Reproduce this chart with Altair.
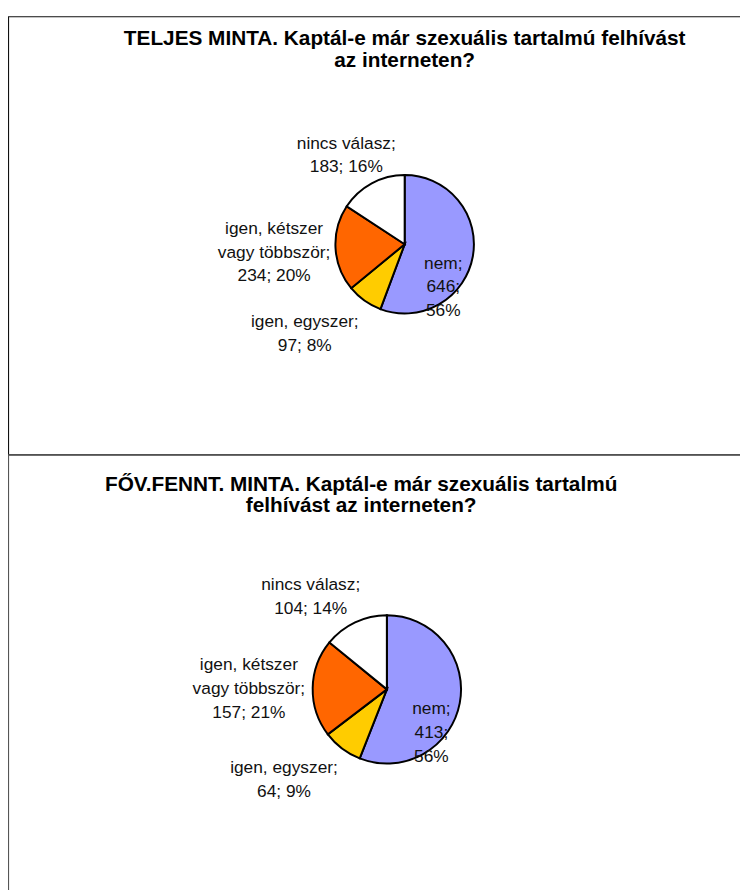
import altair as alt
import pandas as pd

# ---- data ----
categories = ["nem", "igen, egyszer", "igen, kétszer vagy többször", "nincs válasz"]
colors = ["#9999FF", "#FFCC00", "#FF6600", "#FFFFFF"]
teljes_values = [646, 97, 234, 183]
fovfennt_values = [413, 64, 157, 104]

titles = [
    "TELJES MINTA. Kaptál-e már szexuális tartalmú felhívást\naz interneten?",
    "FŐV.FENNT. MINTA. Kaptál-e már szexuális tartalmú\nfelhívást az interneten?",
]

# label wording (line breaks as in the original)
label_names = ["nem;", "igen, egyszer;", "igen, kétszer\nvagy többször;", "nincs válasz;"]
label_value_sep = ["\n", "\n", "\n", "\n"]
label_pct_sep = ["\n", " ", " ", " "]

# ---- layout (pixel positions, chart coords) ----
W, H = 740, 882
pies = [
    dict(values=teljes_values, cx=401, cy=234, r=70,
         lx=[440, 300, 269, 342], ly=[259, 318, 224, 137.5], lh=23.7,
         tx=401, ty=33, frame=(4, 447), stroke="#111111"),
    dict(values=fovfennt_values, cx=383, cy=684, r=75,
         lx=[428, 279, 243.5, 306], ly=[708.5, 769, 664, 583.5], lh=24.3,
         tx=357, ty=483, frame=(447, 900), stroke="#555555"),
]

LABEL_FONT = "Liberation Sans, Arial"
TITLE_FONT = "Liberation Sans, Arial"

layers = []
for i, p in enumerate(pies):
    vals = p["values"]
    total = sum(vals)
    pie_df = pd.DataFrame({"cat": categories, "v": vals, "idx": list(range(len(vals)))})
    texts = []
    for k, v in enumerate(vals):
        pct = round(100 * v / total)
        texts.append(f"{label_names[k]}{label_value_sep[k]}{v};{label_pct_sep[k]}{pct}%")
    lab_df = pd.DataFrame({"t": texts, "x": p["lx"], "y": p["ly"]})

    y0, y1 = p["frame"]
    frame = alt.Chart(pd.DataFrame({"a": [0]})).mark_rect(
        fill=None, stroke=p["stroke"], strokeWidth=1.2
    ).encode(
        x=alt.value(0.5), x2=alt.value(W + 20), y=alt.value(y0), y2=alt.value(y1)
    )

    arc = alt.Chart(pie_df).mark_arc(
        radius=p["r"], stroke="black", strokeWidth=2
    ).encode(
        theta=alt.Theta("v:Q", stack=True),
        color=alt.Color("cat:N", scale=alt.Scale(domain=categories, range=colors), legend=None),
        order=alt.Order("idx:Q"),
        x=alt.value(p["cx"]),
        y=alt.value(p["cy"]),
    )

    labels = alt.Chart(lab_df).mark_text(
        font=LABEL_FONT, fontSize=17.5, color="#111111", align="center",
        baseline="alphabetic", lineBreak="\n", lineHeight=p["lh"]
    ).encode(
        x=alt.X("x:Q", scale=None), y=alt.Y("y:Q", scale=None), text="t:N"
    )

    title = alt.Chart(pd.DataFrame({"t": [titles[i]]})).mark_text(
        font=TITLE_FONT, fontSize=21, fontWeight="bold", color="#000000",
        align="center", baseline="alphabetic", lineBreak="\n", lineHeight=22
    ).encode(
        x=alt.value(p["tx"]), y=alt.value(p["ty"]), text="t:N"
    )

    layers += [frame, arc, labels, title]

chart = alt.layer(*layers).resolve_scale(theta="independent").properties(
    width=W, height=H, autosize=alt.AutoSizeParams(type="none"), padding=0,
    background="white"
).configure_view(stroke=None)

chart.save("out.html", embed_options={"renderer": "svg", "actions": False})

Written request: Would you set down the listing exactly, omitting pictures?

Task response:
Reproduce this chart with Altair.
import altair as alt
import pandas as pd

# ---- data ----
categories = ["nem", "igen, egyszer", "igen, kétszer vagy többször", "nincs válasz"]
colors = ["#9999FF", "#FFCC00", "#FF6600", "#FFFFFF"]
teljes_values = [646, 97, 234, 183]
fovfennt_values = [413, 64, 157, 104]

titles = [
    "TELJES MINTA. Kaptál-e már szexuális tartalmú felhívást\naz interneten?",
    "FŐV.FENNT. MINTA. Kaptál-e már szexuális tartalmú\nfelhívást az interneten?",
]

# label wording (line breaks as in the original)
label_names = ["nem;", "igen, egyszer;", "igen, kétszer\nvagy többször;", "nincs válasz;"]
label_value_sep = ["\n", "\n", "\n", "\n"]
label_pct_sep = ["\n", " ", " ", " "]

# ---- layout (pixel positions, chart coords) ----
W, H = 740, 882
pies = [
    dict(values=teljes_values, cx=401, cy=234, r=70,
         lx=[440, 300, 269, 342], ly=[259, 318, 224, 137.5], lh=23.7,
         tx=401, ty=33, frame=(4, 447), stroke="#111111"),
    dict(values=fovfennt_values, cx=383, cy=684, r=75,
         lx=[428, 279, 243.5, 306], ly=[708.5, 769, 664, 583.5], lh=24.3,
         tx=357, ty=483, frame=(447, 900), stroke="#555555"),
]

LABEL_FONT = "Liberation Sans, Arial"
TITLE_FONT = "Liberation Sans, Arial"

layers = []
for i, p in enumerate(pies):
    vals = p["values"]
    total = sum(vals)
    pie_df = pd.DataFrame({"cat": categories, "v": vals, "idx": list(range(len(vals)))})
    texts = []
    for k, v in enumerate(vals):
        pct = round(100 * v / total)
        texts.append(f"{label_names[k]}{label_value_sep[k]}{v};{label_pct_sep[k]}{pct}%")
    lab_df = pd.DataFrame({"t": texts, "x": p["lx"], "y": p["ly"]})

    y0, y1 = p["frame"]
    frame = alt.Chart(pd.DataFrame({"a": [0]})).mark_rect(
        fill=None, stroke=p["stroke"], strokeWidth=1.2
    ).encode(
        x=alt.value(0.5), x2=alt.value(W + 20), y=alt.value(y0), y2=alt.value(y1)
    )

    arc = alt.Chart(pie_df).mark_arc(
        radius=p["r"], stroke="black", strokeWidth=2
    ).encode(
        theta=alt.Theta("v:Q", stack=True),
        color=alt.Color("cat:N", scale=alt.Scale(domain=categories, range=colors), legend=None),
        order=alt.Order("idx:Q"),
        x=alt.value(p["cx"]),
        y=alt.value(p["cy"]),
    )

    labels = alt.Chart(lab_df).mark_text(
        font=LABEL_FONT, fontSize=17.5, color="#111111", align="center",
        baseline="alphabetic", lineBreak="\n", lineHeight=p["lh"]
    ).encode(
        x=alt.X("x:Q", scale=None), y=alt.Y("y:Q", scale=None), text="t:N"
    )

    title = alt.Chart(pd.DataFrame({"t": [titles[i]]})).mark_text(
        font=TITLE_FONT, fontSize=21, fontWeight="bold", color="#000000",
        align="center", baseline="alphabetic", lineBreak="\n", lineHeight=22
    ).encode(
        x=alt.value(p["tx"]), y=alt.value(p["ty"]), text="t:N"
    )

    layers += [frame, arc, labels, title]

chart = alt.layer(*layers).resolve_scale(theta="independent").properties(
    width=W, height=H, autosize=alt.AutoSizeParams(type="none"), padding=0,
    background="white"
).configure_view(stroke=None)

chart.save("out.html", embed_options={"renderer": "svg", "actions": False})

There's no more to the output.